If you are a retiree or just thinking about retirement, now is the perfect time to add reliable TSX dividend stocks to your portfolio. Certainly, the stock market is bearish today. There is a lot of bad news out there, and market pessimism is persistent.
Dividend stocks are yielding more today than at the start of the year
Yet if you are looking for reliable passive income for the long term, this short-term decline is an opportunity. At the start of the year, many top dividend stocks soared.
Dividend stocks were starting to look pricey. Likewise, dividend yields (the annual dividend cash you earn on the stock price you pay) were shrinking.
Today, several top-quality dividend stocks have pulled back in price and are yielding above their norm. Here are two top TSX stocks that have resilient businesses and steady, growing streams of dividends.
Brookfield Infrastructure: Safety, growth, and income
Brookfield Infrastructure Partners (TSX:BIP.UN)(NYSE:BIP) has to be one of my favourite Canadian dividend stocks. It provides investors an attractive combination of safety, income, and growth. It is one of the world’s largest pure-play diversified infrastructure stocks.
Brookfield Infrastructure operates ports, railroads, pipelines, utilities, cell towers, and data centres all around the world. The portfolio is diverse and well-balanced across its business segments. Given its scale, it can deploy capital anywhere there is value-priced opportunities.

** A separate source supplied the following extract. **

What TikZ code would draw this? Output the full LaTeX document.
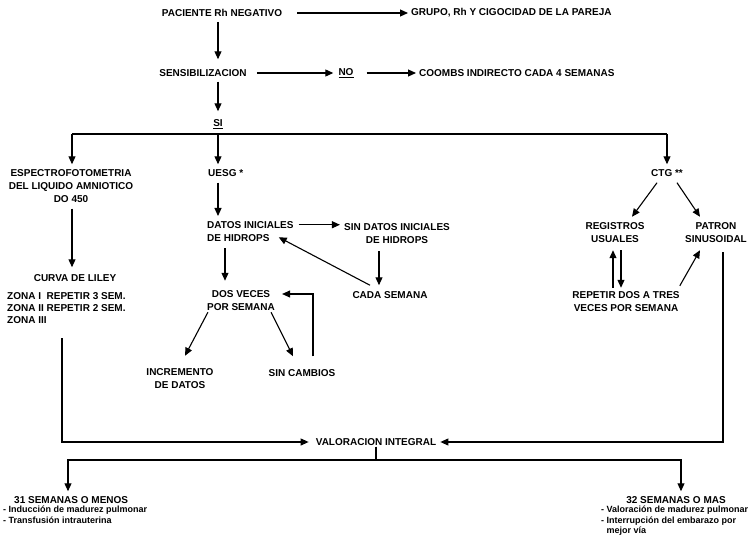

Considering the world might enter a recession, Brookfield could potentially acquire some very attractive assets.
In the meantime, the company has a very attractive internal growth profile. It targets 7-9% organic growth every year. Likewise, over 70% of its assets have inflation-indexed contracts. That helps protect and grow its cash flow streams against rising inflationary costs.
This dividend stock has pulled back by around 4% since April. It pays a $0.6925 dividend every quarter. That equals a 3.5% dividend yield right now. It just raised its dividend 6% this year. Brookfield Infrastructure has a history of raising its dividend by the high single-digits every year. The pullback makes this a great long-term addition to any retiree’s portfolio.
Algonquin Power: A dividend stock for the long term
If you are worried about a recession, Algonquin Power and Utilities (TSX:AQN)(NYSE:AQN) is an attractive dividend-growth stock to buy. It operates a large and diverse portfolio of utilities and renewable power projects across North America.
This dividend stock makes its bread and butter by acquiring underutilized utilities, fixing them up, making them more efficient/renewable, and then increasing their rate base (annual return). It is replicating this strategy with a major $3.5 billion Kentucky utility acquisition. While it may take time, this should generate some accretive cash flow growth in the coming year.
Algonquin has used this strategy to grow its dividend consistently by a high single-digit annual rate. In fact, after its recent earnings, Algonquin announced another 6% dividend increase. Algonquin stock recently declined 7%, and its dividend yield has increased to 5%. Given that is nearly one percentage point above its five-year average, this dividend stock looks like a bargain today.